Koyré fala, na sua apresentação, de um momento em que o homem grego se separa do cosmos e cria uma oposição nada natural, mas necessária. Só assim pudemos estudar o Céu, como um objecto igual aos outros, 'submetê-lo' à nossa razão e, com isso, dominar o medo.
Os deuses vão ficando para trás como um dos andares de uma nave espacial que nos leva para esse outro nós desconhecido. É ainda uma manifestação do amor dos Gregos pela forma circular. A mesma que 'estruturou' aquilo a que damos o nome de universo.

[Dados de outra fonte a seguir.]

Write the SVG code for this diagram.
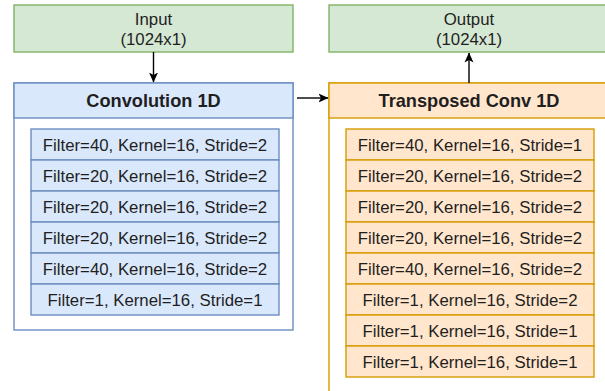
<svg xmlns="http://www.w3.org/2000/svg" width="605" height="391" viewBox="0 0 605 391">
<defs>
<style>
text{font-family:"Liberation Sans",Arial,sans-serif;fill:#1f1f1f;text-anchor:middle}
.t{font-size:16.8px}
.h{font-size:18.2px;font-weight:bold}
.io{fill:#d5e8d4;stroke:#82b366;stroke-width:1.4}
.bh{fill:#dae8fc;stroke:#6c8ebf;stroke-width:1.4}
.bb{fill:#ffffff;stroke:#6c8ebf;stroke-width:1.4}
.oh{fill:#ffe6cc;stroke:#d79b00;stroke-width:1.4}
.ob{fill:#ffffff;stroke:#d79b00;stroke-width:1.4}
.c{stroke:#000;stroke-width:1.4;fill:none}
</style>
<marker id="a" viewBox="0 0 10 10" refX="9.5" refY="5" markerWidth="10" markerHeight="10" markerUnits="userSpaceOnUse" orient="auto">
<path d="M0,0.5 L10,5 L0,9.5 L2.5,5 Z" fill="#000"/>
</marker>
</defs>
<g id="input">
<rect class="io" x="14" y="5" width="279" height="47"/>
<text class="t" x="153.5" y="24.5">Input</text>
<text class="t" x="153.5" y="44.5">(1024x1)</text>
</g>
<g id="output">
<rect class="io" x="329" y="5" width="281" height="47"/>
<text class="t" x="469" y="24.5">Output</text>
<text class="t" x="469" y="44.5">(1024x1)</text>
</g>
<g id="conv1d">
<rect class="bb" x="14" y="83" width="279" height="247"/>
<rect class="bh" x="14" y="83" width="279" height="35"/>
<text class="h" x="153.5" y="107">Convolution 1D</text>
<g id="conv-layers">
<rect class="bh" x="31" y="129" width="248" height="31"/>
<text class="t" x="155" y="150.5">Filter=40, Kernel=16, Stride=2</text>
<rect class="bh" x="31" y="160" width="248" height="31"/>
<text class="t" x="155" y="181.5">Filter=20, Kernel=16, Stride=2</text>
<rect class="bh" x="31" y="191" width="248" height="31"/>
<text class="t" x="155" y="212.5">Filter=20, Kernel=16, Stride=2</text>
<rect class="bh" x="31" y="222" width="248" height="31"/>
<text class="t" x="155" y="243.5">Filter=20, Kernel=16, Stride=2</text>
<rect class="bh" x="31" y="253" width="248" height="31"/>
<text class="t" x="155" y="274.5">Filter=40, Kernel=16, Stride=2</text>
<rect class="bh" x="31" y="284" width="248" height="31"/>
<text class="t" x="155" y="305.5">Filter=1, Kernel=16, Stride=1</text>
</g>
</g>
<g id="tconv1d">
<rect class="ob" x="329" y="83" width="281" height="320"/>
<rect class="oh" x="329" y="83" width="281" height="35"/>
<text class="h" x="469" y="107">Transposed Conv 1D</text>
<g id="tconv-layers">
<rect class="oh" x="346" y="129" width="248" height="31"/>
<text class="t" x="470" y="150.5">Filter=40, Kernel=16, Stride=1</text>
<rect class="oh" x="346" y="160" width="248" height="31"/>
<text class="t" x="470" y="181.5">Filter=20, Kernel=16, Stride=2</text>
<rect class="oh" x="346" y="191" width="248" height="31"/>
<text class="t" x="470" y="212.5">Filter=20, Kernel=16, Stride=2</text>
<rect class="oh" x="346" y="222" width="248" height="31"/>
<text class="t" x="470" y="243.5">Filter=20, Kernel=16, Stride=2</text>
<rect class="oh" x="346" y="253" width="248" height="31"/>
<text class="t" x="470" y="274.5">Filter=40, Kernel=16, Stride=2</text>
<rect class="oh" x="346" y="284" width="248" height="31"/>
<text class="t" x="470" y="305.5">Filter=1, Kernel=16, Stride=2</text>
<rect class="oh" x="346" y="315" width="248" height="31"/>
<text class="t" x="470" y="336.5">Filter=1, Kernel=16, Stride=1</text>
<rect class="oh" x="346" y="346" width="248" height="31"/>
<text class="t" x="470" y="367.5">Filter=1, Kernel=16, Stride=1</text>
</g>
</g>
<g id="connectors">
<line class="c" x1="153.5" y1="52" x2="153.5" y2="82" marker-end="url(#a)"/>
<line class="c" x1="297" y1="98" x2="328" y2="98" marker-end="url(#a)"/>
<line class="c" x1="469" y1="83" x2="469" y2="53" marker-end="url(#a)"/>
</g>
</svg>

"Assim, encontramos em Platão uma fórmula muito clara das exigências e dos pressupostos da astronomia teórica: reduzir os movimentos dos planetas a movimentos regulares e circulares. Programa que é aproximadamente executado por seu discípulo Eudoxo e aperfeiçoado por Calipo. Com efeito, eles substituem o movimento irregular dos astros errantes por movimentos bem ordenados de esferas concêntricas, isto é, encaixadas umas nas outras. Zombou-se muito - actualmente, menos - desse apego helénico à forma circular, desse desejo de fazer, de todos os movimentos celestes, movimentos circulares. Quanto a mim, não acho que isso seja ridículo ou estúpido. O movimento de rotação é um tipo próprio e notável de movimento, o único que, num mundo finito, continua eternamente sem alteração, e era justamente isso que procuravam os gregos: algo que pudesse continuar a reproduzir-se eternamente. O 'eternismo' dos gregos é algo inteiramente característico da sua mentalidade científica." (idem)
Se nos lembrarmos da grande frustração de Einstein (a teoria unificada do Cosmos), reconheceremos nele um legítimo herdeiro do helenismo científico.